Source material:
※ ※ ※

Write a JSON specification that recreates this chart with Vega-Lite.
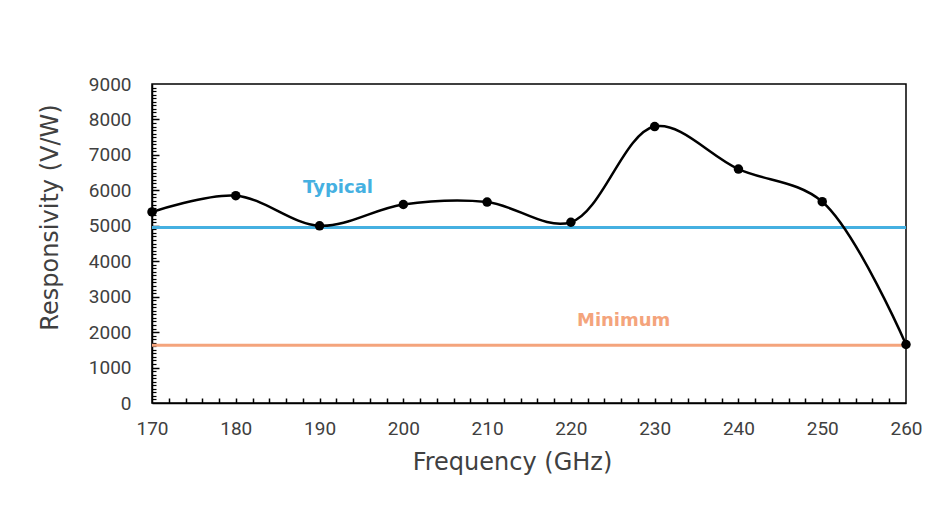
{
  "$schema": "https://vega.github.io/schema/vega-lite/v6.json",
  "autosize": "none",
  "width": 754,
  "height": 319,
  "padding": {"left": 152, "top": 84, "right": 37, "bottom": 103},
  "background": "white",
  "config": {
    "view": {"stroke": "#000000", "strokeWidth": 1.5},
    "axis": {"grid": false, "labelFont": "Roboto", "titleFont": "DejaVu Sans", "labelColor": "#404040", "titleColor": "#404040", "titleFontWeight": "normal", "labelFlush": false, "labelOverlap": false}
  },
  "datasets": {
    "resp": [
      {"freq": 170, "resp": 5390},
      {"freq": 180, "resp": 5850},
      {"freq": 190, "resp": 5000},
      {"freq": 200, "resp": 5600},
      {"freq": 210, "resp": 5670},
      {"freq": 220, "resp": 5100},
      {"freq": 230, "resp": 7800},
      {"freq": 240, "resp": 6600},
      {"freq": 250, "resp": 5680},
      {"freq": 260, "resp": 1650}
    ],
    "refs": [
      {"name": "Typical", "value": 4950, "lx": 192.2, "ly": 6070},
      {"name": "Minimum", "value": 1630, "lx": 226.3, "ly": 2310}
    ]
  },
  "resolve": {"axis": {"x": "independent", "y": "independent"}},
  "layer": [
    {
      "data": {"name": "resp"},
      "mark": {"type": "point", "opacity": 0},
      "encoding": {
        "x": {"field": "freq", "type": "quantitative", "scale": {"domain": [170, 260], "nice": false, "zero": false},
          "axis": {"orient": "bottom", "values": [172,174,176,178,180,182,184,186,188,190,192,194,196,198,200,202,204,206,208,210,212,214,216,218,220,222,224,226,228,230,232,234,236,238,240,242,244,246,248,250,252,254,256,258], "labels": false, "domain": false, "title": null, "tickSize": -5, "tickColor": "#000000", "tickWidth": 1.5}},
        "y": {"field": "resp", "type": "quantitative", "scale": {"domain": [0, 9000], "nice": false},
          "axis": {"orient": "left", "values": [100,200,300,400,500,600,700,800,900,1100,1200,1300,1400,1500,1600,1700,1800,1900,2100,2200,2300,2400,2500,2600,2700,2800,2900,3100,3200,3300,3400,3500,3600,3700,3800,3900,4100,4200,4300,4400,4500,4600,4700,4800,4900,5100,5200,5300,5400,5500,5600,5700,5800,5900,6100,6200,6300,6400,6500,6600,6700,6800,6900,7100,7200,7300,7400,7500,7600,7700,7800,7900,8100,8200,8300,8400,8500,8600,8700,8800,8900], "labels": false, "domain": false, "title": null, "tickSize": -4, "tickColor": "#000000", "tickWidth": 1.2}}
      }
    },
    {
      "data": {"name": "resp"},
      "mark": {"type": "point", "opacity": 0},
      "encoding": {
        "x": {"field": "freq", "type": "quantitative", "axis": null},
        "y": {"field": "resp", "type": "quantitative",
          "axis": {"orient": "left", "values": [1000,2000,3000,4000,5000,6000,7000,8000], "labels": false, "domain": false, "title": null, "tickSize": -7, "tickColor": "#000000", "tickWidth": 1.5}}
      }
    },
    {
      "data": {"name": "refs"},
      "mark": {"type": "rule", "strokeWidth": 3},
      "encoding": {
        "y": {"field": "value", "type": "quantitative", "axis": null},
        "color": {"field": "name", "type": "nominal", "scale": {"domain": ["Typical", "Minimum"], "range": ["#45B0E1", "#F4A47C"]}, "legend": null}
      }
    },
    {
      "data": {"name": "resp"},
      "mark": {"type": "line", "interpolate": "catmull-rom", "color": "#000000", "strokeWidth": 2.5},
      "encoding": {
        "x": {"field": "freq", "type": "quantitative",
          "axis": {"orient": "bottom", "values": [170,180,190,200,210,220,230,240,250,260], "format": "d", "ticks": false, "tickSize": 0, "labelPadding": 16, "labelFontSize": 19, "domainColor": "#000000", "domainWidth": 1.5, "title": "Frequency (GHz)", "titleFontSize": 24, "titlePadding": 12, "titleX": 360}},
        "y": {"field": "resp", "type": "quantitative",
          "axis": {"orient": "left", "values": [0,1000,2000,3000,4000,5000,6000,7000,8000,9000], "format": "d", "ticks": false, "tickSize": 0, "labelPadding": 21, "labelFontSize": 19, "domainColor": "#000000", "domainWidth": 1.5, "title": "Responsivity (V/W)", "titleFontSize": 24, "titlePadding": 26, "titleY": 133}}
      }
    },
    {
      "data": {"name": "resp"},
      "mark": {"type": "point", "filled": true, "color": "#000000", "opacity": 1, "size": 90},
      "encoding": {
        "x": {"field": "freq", "type": "quantitative", "axis": null},
        "y": {"field": "resp", "type": "quantitative", "axis": null}
      }
    },
    {
      "data": {"name": "refs"},
      "mark": {"type": "text", "font": "DejaVu Sans", "fontWeight": "bold", "fontSize": 18, "align": "center", "baseline": "middle"},
      "encoding": {
        "x": {"field": "lx", "type": "quantitative", "axis": null},
        "y": {"field": "ly", "type": "quantitative", "axis": null},
        "text": {"field": "name"},
        "color": {"field": "name", "type": "nominal", "legend": null}
      }
    }
  ]
}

※ ※ ※

Problem to work on:
Restate the whole of the material word for word without the pictures.

Worked answer:
Write a JSON specification that recreates this chart with Vega-Lite.
{
  "$schema": "https://vega.github.io/schema/vega-lite/v6.json",
  "autosize": "none",
  "width": 754,
  "height": 319,
  "padding": {"left": 152, "top": 84, "right": 37, "bottom": 103},
  "background": "white",
  "config": {
    "view": {"stroke": "#000000", "strokeWidth": 1.5},
    "axis": {"grid": false, "labelFont": "Roboto", "titleFont": "DejaVu Sans", "labelColor": "#404040", "titleColor": "#404040", "titleFontWeight": "normal", "labelFlush": false, "labelOverlap": false}
  },
  "datasets": {
    "resp": [
      {"freq": 170, "resp": 5390},
      {"freq": 180, "resp": 5850},
      {"freq": 190, "resp": 5000},
      {"freq": 200, "resp": 5600},
      {"freq": 210, "resp": 5670},
      {"freq": 220, "resp": 5100},
      {"freq": 230, "resp": 7800},
      {"freq": 240, "resp": 6600},
      {"freq": 250, "resp": 5680},
      {"freq": 260, "resp": 1650}
    ],
    "refs": [
      {"name": "Typical", "value": 4950, "lx": 192.2, "ly": 6070},
      {"name": "Minimum", "value": 1630, "lx": 226.3, "ly": 2310}
    ]
  },
  "resolve": {"axis": {"x": "independent", "y": "independent"}},
  "layer": [
    {
      "data": {"name": "resp"},
      "mark": {"type": "point", "opacity": 0},
      "encoding": {
        "x": {"field": "freq", "type": "quantitative", "scale": {"domain": [170, 260], "nice": false, "zero": false},
          "axis": {"orient": "bottom", "values": [172,174,176,178,180,182,184,186,188,190,192,194,196,198,200,202,204,206,208,210,212,214,216,218,220,222,224,226,228,230,232,234,236,238,240,242,244,246,248,250,252,254,256,258], "labels": false, "domain": false, "title": null, "tickSize": -5, "tickColor": "#000000", "tickWidth": 1.5}},
        "y": {"field": "resp", "type": "quantitative", "scale": {"domain": [0, 9000], "nice": false},
          "axis": {"orient": "left", "values": [100,200,300,400,500,600,700,800,900,1100,1200,1300,1400,1500,1600,1700,1800,1900,2100,2200,2300,2400,2500,2600,2700,2800,2900,3100,3200,3300,3400,3500,3600,3700,3800,3900,4100,4200,4300,4400,4500,4600,4700,4800,4900,5100,5200,5300,5400,5500,5600,5700,5800,5900,6100,6200,6300,6400,6500,6600,6700,6800,6900,7100,7200,7300,7400,7500,7600,7700,7800,7900,8100,8200,8300,8400,8500,8600,8700,8800,8900], "labels": false, "domain": false, "title": null, "tickSize": -4, "tickColor": "#000000", "tickWidth": 1.2}}
      }
    },
    {
      "data": {"name": "resp"},
      "mark": {"type": "point", "opacity": 0},
      "encoding": {
        "x": {"field": "freq", "type": "quantitative", "axis": null},
        "y": {"field": "resp", "type": "quantitative",
          "axis": {"orient": "left", "values": [1000,2000,3000,4000,5000,6000,7000,8000], "labels": false, "domain": false, "title": null, "tickSize": -7, "tickColor": "#000000", "tickWidth": 1.5}}
      }
    },
    {
      "data": {"name": "refs"},
      "mark": {"type": "rule", "strokeWidth": 3},
      "encoding": {
        "y": {"field": "value", "type": "quantitative", "axis": null},
        "color": {"field": "name", "type": "nominal", "scale": {"domain": ["Typical", "Minimum"], "range": ["#45B0E1", "#F4A47C"]}, "legend": null}
      }
    },
    {
      "data": {"name": "resp"},
      "mark": {"type": "line", "interpolate": "catmull-rom", "color": "#000000", "strokeWidth": 2.5},
      "encoding": {
        "x": {"field": "freq", "type": "quantitative",
          "axis": {"orient": "bottom", "values": [170,180,190,200,210,220,230,240,250,260], "format": "d", "ticks": false, "tickSize": 0, "labelPadding": 16, "labelFontSize": 19, "domainColor": "#000000", "domainWidth": 1.5, "title": "Frequency (GHz)", "titleFontSize": 24, "titlePadding": 12, "titleX": 360}},
        "y": {"field": "resp", "type": "quantitative",
          "axis": {"orient": "left", "values": [0,1000,2000,3000,4000,5000,6000,7000,8000,9000], "format": "d", "ticks": false, "tickSize": 0, "labelPadding": 21, "labelFontSize": 19, "domainColor": "#000000", "domainWidth": 1.5, "title": "Responsivity (V/W)", "titleFontSize": 24, "titlePadding": 26, "titleY": 133}}
      }
    },
    {
      "data": {"name": "resp"},
      "mark": {"type": "point", "filled": true, "color": "#000000", "opacity": 1, "size": 90},
      "encoding": {
        "x": {"field": "freq", "type": "quantitative", "axis": null},
        "y": {"field": "resp", "type": "quantitative", "axis": null}
      }
    },
    {
      "data": {"name": "refs"},
      "mark": {"type": "text", "font": "DejaVu Sans", "fontWeight": "bold", "fontSize": 18, "align": "center", "baseline": "middle"},
      "encoding": {
        "x": {"field": "lx", "type": "quantitative", "axis": null},
        "y": {"field": "ly", "type": "quantitative", "axis": null},
        "text": {"field": "name"},
        "color": {"field": "name", "type": "nominal", "legend": null}
      }
    }
  ]
}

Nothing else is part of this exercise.